Sunday, 25 July 2010
If you didn't see it, the first episode of the new BBC1 series Sherlock is now available on BBC iPlayer. I rather expected this modern reworking of the Sherlock Holmes mythos to be good, given the writers behind it (Steven Moffat and Mark Gatiss), but it was well up to expectations.
Today's episode, A Study in Pink, was loosely based on Conan Doyle's A Study in Scarlet, in which Holmes and Watson (played by Benedict Cumberbatch and Martin Freeman) first meet. It managed to faithfully retain many aspects of the original - for example, London still has cabs, and Watson is still an Afghanistan veteran - while using up-to-the-minute phone and Internet technology, and modern perceptions of the characters. Holmes naturally has a website and Watson blogs: the personalities of both are shown as damaged, Watson with PTSD and Holmes described as "a high-functioning sociopath". It's not, however, plain grim but full of witty touches, such as when Holmes (updated to a modern non-smoking ethos) refers to "a three-patch problem". It was nicely filmed - Gatiss says in the Guardian feature that they tried to make modern London "just as exciting as a London full of fog and hackney carriages" - using presentational innovations such as on-screen text and graphics to show phone messages, Holmes's deductions on looking at a corpse, and the route of a chase; these didn't jar in the least. Moffat and Gatiss know their mythos intimately, finding interesting ways to spin some trivia (for instancem, Conan Doyle's inconsistent detail of where Watson was shot) and brought in some pleasant allusions to other works such as The Princess Bride and The Vanishing.

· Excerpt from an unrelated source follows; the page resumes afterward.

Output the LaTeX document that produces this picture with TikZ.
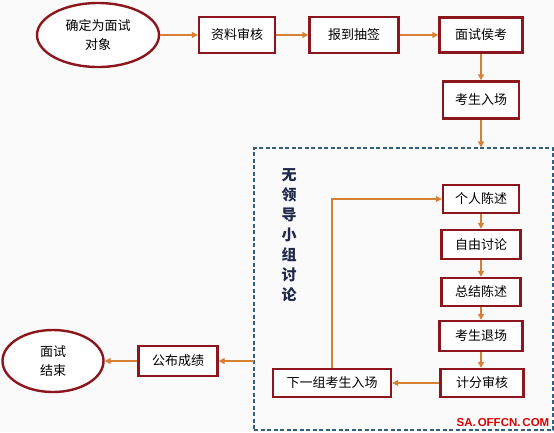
\documentclass[tikz,border=0pt]{standalone}
\usepackage{fontspec}
\newfontfamily\cjk{Noto Sans CJK SC}
\newfontfamily\wm{Liberation Sans}
\usetikzlibrary{shapes.geometric,arrows.meta}
\definecolor{boxred}{RGB}{140,22,30}
\definecolor{arrowc}{RGB}{214,128,52}
\definecolor{dashc}{RGB}{50,95,125}
\definecolor{titlec}{RGB}{30,40,75}
\definecolor{bgc}{RGB}{250,250,250}
\begin{document}
\begin{tikzpicture}[x=1pt,y=-1pt,
  box/.style={draw=boxred,line width=2.4pt,fill=white,inner sep=0pt,font=\cjk\fontsize{13}{15}\selectfont},
  ell/.style={ellipse,draw=boxred,line width=2.4pt,fill=white,inner sep=0pt,align=center,font=\cjk\fontsize{13}{19}\selectfont},
  arr/.style={draw=arrowc,line width=1.4pt,-{Triangle[length=6pt,width=6pt]}},
  dashbox/.style={draw=dashc,line width=1.3pt,dash pattern=on 4pt off 2.5pt,inner sep=0pt}]
\fill[bgc] (0,0) rectangle (554,432);
\useasboundingbox (0,0) rectangle (554,432);
% top row
\node[ell,minimum width=122pt,minimum height=64pt] (start) at (98,35) {确定为面试\\对象};
\node[box,minimum width=76pt,minimum height=36pt] (zl) at (237,35) {资料审核};
\node[box,minimum width=89pt,minimum height=36pt] (bd) at (354,35) {报到抽签};
\node[box,minimum width=83pt,minimum height=35pt] (ms) at (481,35) {面试侯考};
\node[box,minimum width=76pt,minimum height=37pt] (ks) at (481,100) {考生入场};
% group box
\node[dashbox,minimum width=299pt,minimum height=282pt] (grp) at (403.5,289) {};
\node[font=\cjk\bfseries\fontsize{15}{20}\selectfont,text=titlec,align=center,inner sep=0pt] (title) at (289,235) {无\\领\\导\\小\\组\\讨\\论};
\node[box,minimum width=76pt,minimum height=28pt] (p1) at (481,199) {个人陈述};
\node[box,minimum width=79pt,minimum height=29pt] (p2) at (481,244.5) {自由讨论};
\node[box,minimum width=79pt,minimum height=28pt] (p3) at (481,292) {总结陈述};
\node[box,minimum width=83pt,minimum height=30pt] (p4) at (481,336) {考生退场};
\node[box,minimum width=83pt,minimum height=28pt] (p5) at (482,383) {计分审核};
\node[box,minimum width=118pt,minimum height=28pt] (nx) at (332,383) {下一组考生入场};
% bottom left
\node[box,minimum width=79pt,minimum height=30pt] (gb) at (178,361) {公布成绩};
\node[ell,minimum width=101pt,minimum height=62pt] (end) at (53,361) {面试\\结束};
\coordinate (gout) at (254,361);
% connectors
\draw[arr] (start) -- (zl);
\draw[arr] (zl) -- (bd);
\draw[arr] (bd) -- (ms);
\draw[arr] (ms) -- (ks);
\draw[arr] (ks) -- (ks |- grp.north);
\draw[arr] (p1) -- (p2);
\draw[arr] (p2) -- (p3);
\draw[arr] (p3) -- (p4);
\draw[arr] (p4) -- (p4 |- p5.north);
\draw[arr] (p5) -- (nx);
\draw[arr] (nx.north) |- (p1);
\draw[arr] (gout) -- (gb);
\draw[arr] (gb) -- (end);
% watermark
\node[fill=white,text=red!85!black,font=\wm\bfseries\fontsize{11.5}{13}\selectfont,inner xsep=3pt,inner ysep=2pt] (mark) at (503,423) {SA.\,OFFCN.\,COM};
\end{tikzpicture}
\end{document}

PS Further reading. See Wikipedia: A Study in Scarlet This is the kind of topic that Wikipedia does well. As I just said to Felix in the comments, I know A Study in Scarlet but have completely blanked the middle section with its excursion to Utah and its lurid Mormon plot (a point of controversy in its time).
This is also a good excuse to recommend again Neil Gaiman's rather excellent A Study in Emerald, in which an ex-soldier who has been injured in Afghanistan teams up with a brilliant detective to solve a murder.